Return only the lines from the top of the data down to the one that holds "const values = [49.4, 50.8, 49.1, 47.3];", both included, without any pictures.
....
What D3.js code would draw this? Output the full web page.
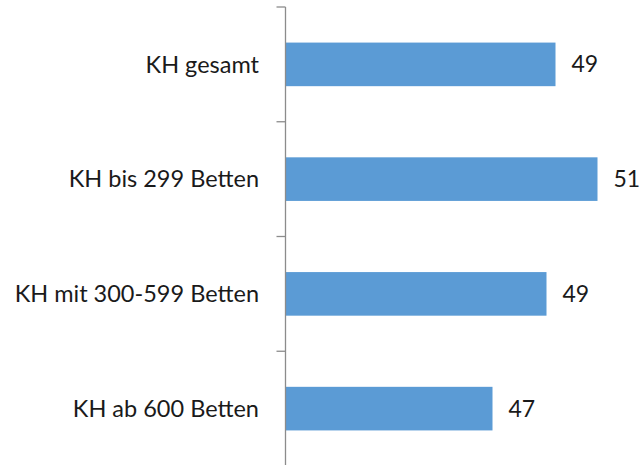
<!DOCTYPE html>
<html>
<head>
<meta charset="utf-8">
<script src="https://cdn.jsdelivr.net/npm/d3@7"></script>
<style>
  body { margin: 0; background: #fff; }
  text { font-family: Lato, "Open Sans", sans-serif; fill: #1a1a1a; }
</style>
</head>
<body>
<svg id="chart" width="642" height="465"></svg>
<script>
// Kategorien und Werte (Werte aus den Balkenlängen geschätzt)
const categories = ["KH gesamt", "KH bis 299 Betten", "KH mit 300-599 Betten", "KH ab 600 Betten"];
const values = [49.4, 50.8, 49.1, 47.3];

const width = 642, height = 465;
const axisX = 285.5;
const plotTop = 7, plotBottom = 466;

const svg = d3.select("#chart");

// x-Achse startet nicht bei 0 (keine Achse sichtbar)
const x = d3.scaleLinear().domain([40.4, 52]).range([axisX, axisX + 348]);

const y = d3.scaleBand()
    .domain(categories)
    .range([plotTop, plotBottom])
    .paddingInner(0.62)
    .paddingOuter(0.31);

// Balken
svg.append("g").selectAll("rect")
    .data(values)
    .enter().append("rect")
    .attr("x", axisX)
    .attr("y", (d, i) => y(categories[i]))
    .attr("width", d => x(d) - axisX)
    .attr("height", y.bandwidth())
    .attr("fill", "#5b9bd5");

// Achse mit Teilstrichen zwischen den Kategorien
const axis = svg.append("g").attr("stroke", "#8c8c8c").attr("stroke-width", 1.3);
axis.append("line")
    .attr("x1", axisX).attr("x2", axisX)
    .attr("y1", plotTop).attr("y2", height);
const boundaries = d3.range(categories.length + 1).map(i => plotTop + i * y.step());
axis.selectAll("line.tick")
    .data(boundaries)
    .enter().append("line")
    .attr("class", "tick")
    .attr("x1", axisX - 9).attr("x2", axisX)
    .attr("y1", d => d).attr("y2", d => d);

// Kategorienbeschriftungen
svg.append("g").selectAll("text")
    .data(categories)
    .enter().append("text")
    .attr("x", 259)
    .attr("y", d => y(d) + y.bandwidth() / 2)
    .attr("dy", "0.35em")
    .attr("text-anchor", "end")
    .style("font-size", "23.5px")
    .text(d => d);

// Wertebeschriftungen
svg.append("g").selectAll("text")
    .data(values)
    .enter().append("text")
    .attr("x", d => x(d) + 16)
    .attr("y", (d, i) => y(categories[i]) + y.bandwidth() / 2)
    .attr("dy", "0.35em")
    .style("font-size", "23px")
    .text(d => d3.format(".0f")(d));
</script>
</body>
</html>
....
§ **RESULT**
What D3.js code would draw this? Output the full web page.
<!DOCTYPE html>
<html>
<head>
<meta charset="utf-8">
<script src="https://cdn.jsdelivr.net/npm/d3@7"></script>
<style>
  body { margin: 0; background: #fff; }
  text { font-family: Lato, "Open Sans", sans-serif; fill: #1a1a1a; }
</style>
</head>
<body>
<svg id="chart" width="642" height="465"></svg>
<script>
// Kategorien und Werte (Werte aus den Balkenlängen geschätzt)
const categories = ["KH gesamt", "KH bis 299 Betten", "KH mit 300-599 Betten", "KH ab 600 Betten"];
const values = [49.4, 50.8, 49.1, 47.3];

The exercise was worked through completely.